TASK INSTRUCTIONS: Please pull out every line that includes the string "this".

DATA ENTRIES:
- - -

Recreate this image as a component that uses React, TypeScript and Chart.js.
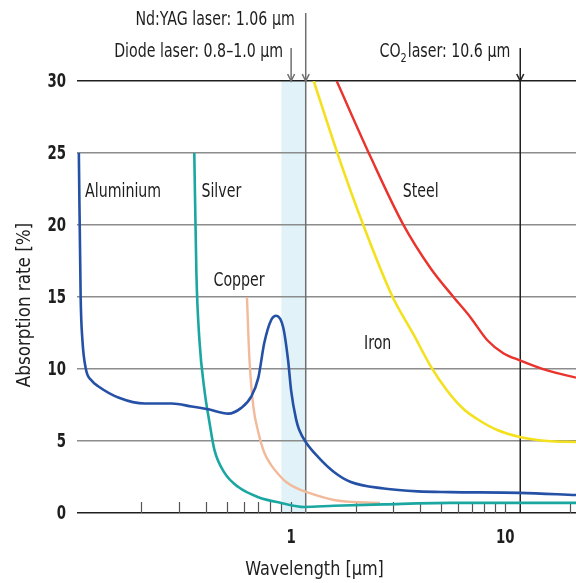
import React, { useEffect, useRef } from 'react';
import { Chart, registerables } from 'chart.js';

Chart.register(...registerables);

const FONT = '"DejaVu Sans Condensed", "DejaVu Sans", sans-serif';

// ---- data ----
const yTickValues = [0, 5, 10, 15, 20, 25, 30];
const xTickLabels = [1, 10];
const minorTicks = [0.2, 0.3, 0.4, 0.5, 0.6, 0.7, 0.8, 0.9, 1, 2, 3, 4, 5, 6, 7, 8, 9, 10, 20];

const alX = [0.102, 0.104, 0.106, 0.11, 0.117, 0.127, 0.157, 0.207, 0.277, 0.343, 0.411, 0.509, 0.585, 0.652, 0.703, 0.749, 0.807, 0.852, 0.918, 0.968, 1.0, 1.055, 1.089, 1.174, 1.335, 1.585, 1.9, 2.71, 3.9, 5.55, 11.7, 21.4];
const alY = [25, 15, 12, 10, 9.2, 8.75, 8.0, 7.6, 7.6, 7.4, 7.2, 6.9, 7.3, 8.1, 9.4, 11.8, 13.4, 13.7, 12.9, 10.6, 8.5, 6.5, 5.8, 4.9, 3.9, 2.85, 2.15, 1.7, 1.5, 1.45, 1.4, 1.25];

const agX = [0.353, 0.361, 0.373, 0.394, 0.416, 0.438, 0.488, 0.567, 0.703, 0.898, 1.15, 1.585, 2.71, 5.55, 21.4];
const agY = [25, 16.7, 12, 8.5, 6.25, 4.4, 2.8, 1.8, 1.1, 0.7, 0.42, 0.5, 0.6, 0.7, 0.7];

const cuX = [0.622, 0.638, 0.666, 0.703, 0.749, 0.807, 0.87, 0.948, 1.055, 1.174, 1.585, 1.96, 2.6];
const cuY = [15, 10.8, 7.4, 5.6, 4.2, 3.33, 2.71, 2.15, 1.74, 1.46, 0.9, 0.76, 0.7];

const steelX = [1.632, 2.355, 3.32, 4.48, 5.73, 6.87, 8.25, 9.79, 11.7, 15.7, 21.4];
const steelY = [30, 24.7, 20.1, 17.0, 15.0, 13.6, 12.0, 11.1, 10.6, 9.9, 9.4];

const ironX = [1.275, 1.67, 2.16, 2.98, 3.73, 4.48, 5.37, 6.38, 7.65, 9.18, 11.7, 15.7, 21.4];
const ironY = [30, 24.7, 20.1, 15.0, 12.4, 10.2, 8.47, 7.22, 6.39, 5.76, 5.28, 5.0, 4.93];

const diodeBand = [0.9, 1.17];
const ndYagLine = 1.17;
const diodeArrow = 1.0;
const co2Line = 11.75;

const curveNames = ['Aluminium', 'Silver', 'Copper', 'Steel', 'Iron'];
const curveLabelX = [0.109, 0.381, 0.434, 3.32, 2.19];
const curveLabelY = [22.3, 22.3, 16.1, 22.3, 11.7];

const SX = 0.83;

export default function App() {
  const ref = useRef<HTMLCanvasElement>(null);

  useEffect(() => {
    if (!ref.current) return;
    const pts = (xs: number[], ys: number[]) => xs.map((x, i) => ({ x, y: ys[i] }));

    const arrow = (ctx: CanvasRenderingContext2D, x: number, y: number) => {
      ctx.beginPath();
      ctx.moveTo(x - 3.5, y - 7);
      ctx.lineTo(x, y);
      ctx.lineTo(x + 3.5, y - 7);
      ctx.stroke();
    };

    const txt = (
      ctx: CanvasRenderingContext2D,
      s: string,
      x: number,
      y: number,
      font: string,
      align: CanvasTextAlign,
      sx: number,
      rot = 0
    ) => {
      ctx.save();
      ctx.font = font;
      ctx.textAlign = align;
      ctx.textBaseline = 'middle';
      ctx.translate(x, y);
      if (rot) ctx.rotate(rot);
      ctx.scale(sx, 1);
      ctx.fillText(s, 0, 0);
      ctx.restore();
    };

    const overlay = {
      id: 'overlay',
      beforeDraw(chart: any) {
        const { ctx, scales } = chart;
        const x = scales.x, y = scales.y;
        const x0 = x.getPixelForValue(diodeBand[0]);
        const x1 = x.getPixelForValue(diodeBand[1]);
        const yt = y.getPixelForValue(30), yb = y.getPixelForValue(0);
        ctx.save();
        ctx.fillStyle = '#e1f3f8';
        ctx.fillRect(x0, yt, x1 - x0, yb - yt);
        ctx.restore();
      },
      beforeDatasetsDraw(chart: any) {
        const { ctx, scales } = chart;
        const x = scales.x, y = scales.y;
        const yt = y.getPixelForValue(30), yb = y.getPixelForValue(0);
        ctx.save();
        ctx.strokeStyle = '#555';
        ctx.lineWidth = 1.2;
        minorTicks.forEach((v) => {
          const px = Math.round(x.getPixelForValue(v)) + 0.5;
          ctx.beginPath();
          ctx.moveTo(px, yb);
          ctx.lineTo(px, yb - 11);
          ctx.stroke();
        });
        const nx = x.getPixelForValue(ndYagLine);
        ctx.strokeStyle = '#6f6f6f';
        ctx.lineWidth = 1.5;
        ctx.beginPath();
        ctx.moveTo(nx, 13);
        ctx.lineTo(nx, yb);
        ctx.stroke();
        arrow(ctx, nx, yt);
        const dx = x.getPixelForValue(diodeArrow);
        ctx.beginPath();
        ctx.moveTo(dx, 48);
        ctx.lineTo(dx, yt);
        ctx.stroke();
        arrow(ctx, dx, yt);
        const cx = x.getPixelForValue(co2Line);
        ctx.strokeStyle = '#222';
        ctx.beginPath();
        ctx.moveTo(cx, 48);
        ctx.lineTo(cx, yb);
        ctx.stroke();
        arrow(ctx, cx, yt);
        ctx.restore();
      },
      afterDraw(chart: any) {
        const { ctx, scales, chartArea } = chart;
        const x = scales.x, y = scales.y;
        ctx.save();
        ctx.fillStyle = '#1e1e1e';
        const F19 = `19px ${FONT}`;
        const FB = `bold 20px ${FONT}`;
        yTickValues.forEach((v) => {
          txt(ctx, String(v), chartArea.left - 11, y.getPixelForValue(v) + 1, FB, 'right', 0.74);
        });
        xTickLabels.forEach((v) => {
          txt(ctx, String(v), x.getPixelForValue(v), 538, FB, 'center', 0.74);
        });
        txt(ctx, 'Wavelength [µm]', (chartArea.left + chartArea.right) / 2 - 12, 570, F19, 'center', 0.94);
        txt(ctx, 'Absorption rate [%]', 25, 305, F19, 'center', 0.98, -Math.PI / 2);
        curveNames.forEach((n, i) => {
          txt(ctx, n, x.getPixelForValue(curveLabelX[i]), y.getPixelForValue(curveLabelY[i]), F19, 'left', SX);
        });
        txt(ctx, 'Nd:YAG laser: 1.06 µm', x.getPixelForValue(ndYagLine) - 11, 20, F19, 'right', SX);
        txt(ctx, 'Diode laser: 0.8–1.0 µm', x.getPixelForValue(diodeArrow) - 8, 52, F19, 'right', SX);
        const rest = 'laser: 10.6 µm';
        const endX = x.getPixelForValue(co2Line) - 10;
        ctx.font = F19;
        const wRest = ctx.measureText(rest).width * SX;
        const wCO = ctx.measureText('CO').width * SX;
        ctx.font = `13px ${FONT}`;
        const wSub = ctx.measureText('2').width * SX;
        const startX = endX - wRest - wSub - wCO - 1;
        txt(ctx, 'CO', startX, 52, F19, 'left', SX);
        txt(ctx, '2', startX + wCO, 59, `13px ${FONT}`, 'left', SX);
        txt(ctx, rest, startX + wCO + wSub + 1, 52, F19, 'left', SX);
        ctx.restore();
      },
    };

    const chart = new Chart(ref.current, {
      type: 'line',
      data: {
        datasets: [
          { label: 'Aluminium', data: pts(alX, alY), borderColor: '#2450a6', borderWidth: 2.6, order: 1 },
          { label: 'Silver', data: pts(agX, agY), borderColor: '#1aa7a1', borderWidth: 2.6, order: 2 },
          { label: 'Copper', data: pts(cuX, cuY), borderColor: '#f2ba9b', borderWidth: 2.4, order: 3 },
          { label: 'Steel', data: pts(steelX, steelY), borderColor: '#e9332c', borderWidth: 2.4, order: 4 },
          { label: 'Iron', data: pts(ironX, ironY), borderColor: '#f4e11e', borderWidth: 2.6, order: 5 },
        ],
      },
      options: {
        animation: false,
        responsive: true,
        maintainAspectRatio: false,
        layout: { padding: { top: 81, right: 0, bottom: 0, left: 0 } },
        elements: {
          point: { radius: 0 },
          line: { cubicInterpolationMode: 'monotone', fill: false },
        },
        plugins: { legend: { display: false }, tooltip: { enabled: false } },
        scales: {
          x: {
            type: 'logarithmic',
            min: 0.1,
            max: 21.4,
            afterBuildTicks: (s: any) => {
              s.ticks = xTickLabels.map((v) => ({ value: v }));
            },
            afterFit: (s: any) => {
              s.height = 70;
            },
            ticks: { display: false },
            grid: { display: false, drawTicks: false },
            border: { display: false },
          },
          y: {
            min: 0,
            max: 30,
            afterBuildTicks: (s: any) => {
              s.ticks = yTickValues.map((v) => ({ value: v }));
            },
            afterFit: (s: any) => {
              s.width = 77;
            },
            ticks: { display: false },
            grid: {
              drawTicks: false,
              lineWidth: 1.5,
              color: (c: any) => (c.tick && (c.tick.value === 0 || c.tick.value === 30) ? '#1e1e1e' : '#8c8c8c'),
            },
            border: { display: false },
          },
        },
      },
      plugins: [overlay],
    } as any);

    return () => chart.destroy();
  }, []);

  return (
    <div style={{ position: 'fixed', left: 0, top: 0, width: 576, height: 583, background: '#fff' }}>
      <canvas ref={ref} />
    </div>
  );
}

- - -

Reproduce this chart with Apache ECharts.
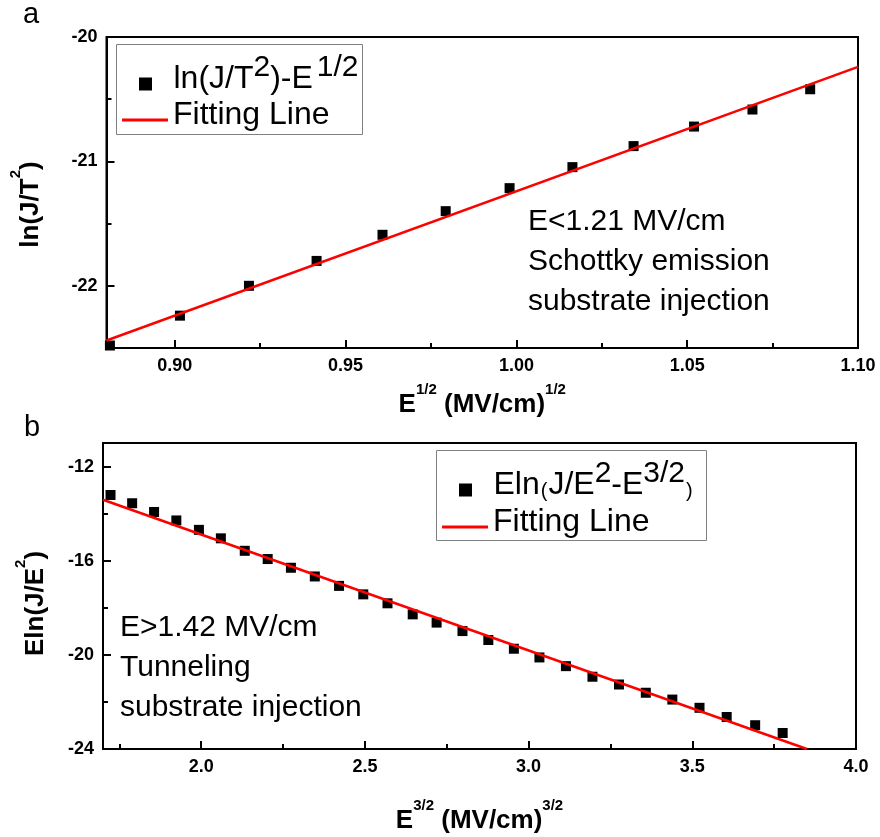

- - -

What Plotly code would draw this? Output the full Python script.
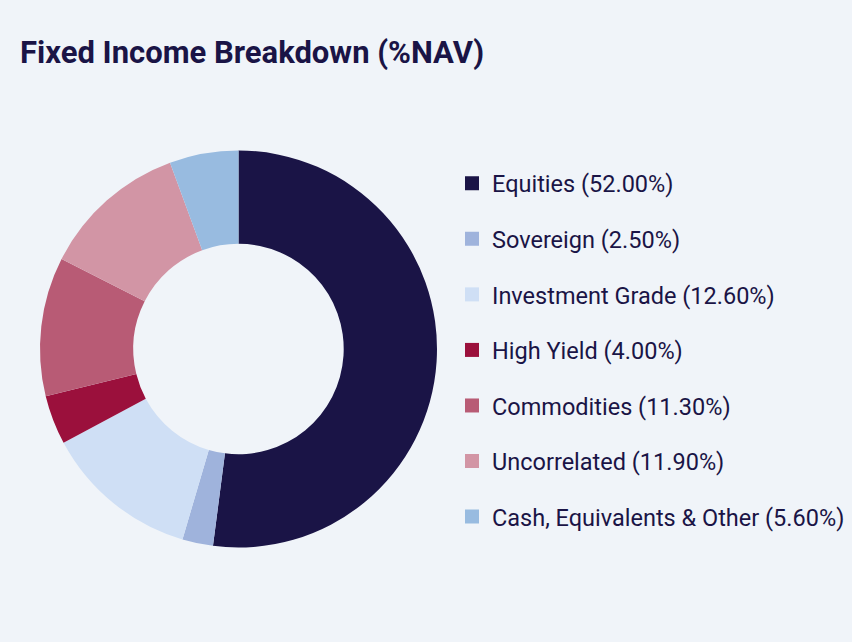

- - -

COMPLETE ANSWER:
Recreate this image as a component that uses React, TypeScript and Chart.js.
Reproduce this chart with Apache ECharts.
What Plotly code would draw this? Output the full Python script.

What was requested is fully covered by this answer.